This was our April fool's joke for 2016. Thanks for sharing!
During renovation work in the Stadsbank van Lening building on Amsterdam's Oudezijds Voorburgwal, a manuscript of a work of poetry that has since been attributed by literary historians to Joost van den Vondel (1587-1679) has recently turned up. It is a rough, unfinished version of a play entitled 'Alva' and is dated around 1660. During that period, the most prolific of Vondel's life, the greatest poet our country has known worked on a number of major stage works, including Jephta and King Edipus.
A satirical poem by Vondel was already known, dedicated to Alva's thumb, which the Spanish general lost during the siege of Antwerp. According to Vondel expert Ties Gerbrandi, the now-discovered play 'Alva' bears great similarities to Edipus. It therefore seems likely that Vondel worked on a new historical play based on that ancient Greek myth, just as he initially based his most famous masterpiece Gysbrecht van Aemstel on the story of the fall of Greek Troy, as described by Virgil in his work De Aeniis.

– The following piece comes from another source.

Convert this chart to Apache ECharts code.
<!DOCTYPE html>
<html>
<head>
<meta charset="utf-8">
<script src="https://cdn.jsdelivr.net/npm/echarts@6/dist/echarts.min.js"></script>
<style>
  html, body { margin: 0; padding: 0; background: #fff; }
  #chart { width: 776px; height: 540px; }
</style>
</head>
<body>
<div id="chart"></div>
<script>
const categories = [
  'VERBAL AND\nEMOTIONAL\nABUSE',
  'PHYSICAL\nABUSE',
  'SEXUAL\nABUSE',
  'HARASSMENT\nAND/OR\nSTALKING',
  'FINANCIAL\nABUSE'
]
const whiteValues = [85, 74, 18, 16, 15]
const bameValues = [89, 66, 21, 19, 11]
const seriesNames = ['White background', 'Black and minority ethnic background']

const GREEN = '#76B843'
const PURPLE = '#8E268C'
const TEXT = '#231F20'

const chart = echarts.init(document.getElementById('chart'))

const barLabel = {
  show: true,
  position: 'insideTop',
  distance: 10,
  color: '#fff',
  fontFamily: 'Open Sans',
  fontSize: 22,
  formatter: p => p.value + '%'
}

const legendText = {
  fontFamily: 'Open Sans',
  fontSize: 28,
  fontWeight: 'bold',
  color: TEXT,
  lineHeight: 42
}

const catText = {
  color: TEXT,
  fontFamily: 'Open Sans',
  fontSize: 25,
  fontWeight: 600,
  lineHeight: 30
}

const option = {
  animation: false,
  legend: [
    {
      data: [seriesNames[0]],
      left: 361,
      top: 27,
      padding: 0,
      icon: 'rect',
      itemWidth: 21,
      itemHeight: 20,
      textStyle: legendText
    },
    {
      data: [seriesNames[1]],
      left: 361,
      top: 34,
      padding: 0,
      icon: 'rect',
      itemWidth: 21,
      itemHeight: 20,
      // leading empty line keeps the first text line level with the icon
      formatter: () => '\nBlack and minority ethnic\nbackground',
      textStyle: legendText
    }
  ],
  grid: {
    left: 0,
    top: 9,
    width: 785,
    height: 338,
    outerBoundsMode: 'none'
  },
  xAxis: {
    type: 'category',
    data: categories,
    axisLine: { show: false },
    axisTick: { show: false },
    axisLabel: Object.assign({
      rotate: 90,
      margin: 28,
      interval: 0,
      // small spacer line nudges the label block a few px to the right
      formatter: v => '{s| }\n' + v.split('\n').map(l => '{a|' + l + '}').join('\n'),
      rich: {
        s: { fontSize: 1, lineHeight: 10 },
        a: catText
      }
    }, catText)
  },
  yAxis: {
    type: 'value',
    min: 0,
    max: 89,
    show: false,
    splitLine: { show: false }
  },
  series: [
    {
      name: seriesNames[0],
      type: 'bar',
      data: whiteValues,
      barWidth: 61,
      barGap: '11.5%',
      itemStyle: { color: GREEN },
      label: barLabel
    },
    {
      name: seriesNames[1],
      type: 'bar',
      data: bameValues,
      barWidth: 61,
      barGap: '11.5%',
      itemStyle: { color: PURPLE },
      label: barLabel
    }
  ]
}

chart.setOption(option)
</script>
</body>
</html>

In this case, venue is the South Holland town of Brielle. The capture of that town by the Sea Beggars in 1572 marked a turning point in the Eighty Years' War. Tradition has it that Alva lost his 'Glasses' on that day. The same theme also appears in the myth of Oidipus, first described in the fourth century BC by the Greek playwright Sophocles: after the king of Thebes discovers that he has married his own mother and killed his father against his knowledge, he gouges his eyes out and leaves the country.
Vondel's hitherto unknown masterpiece will be presented at Amsterdam's Stadsschouwbrug this afternoon, with a lecture to which Gijs Scholten van Aschat and Pierre Bokma, among others, will contribute.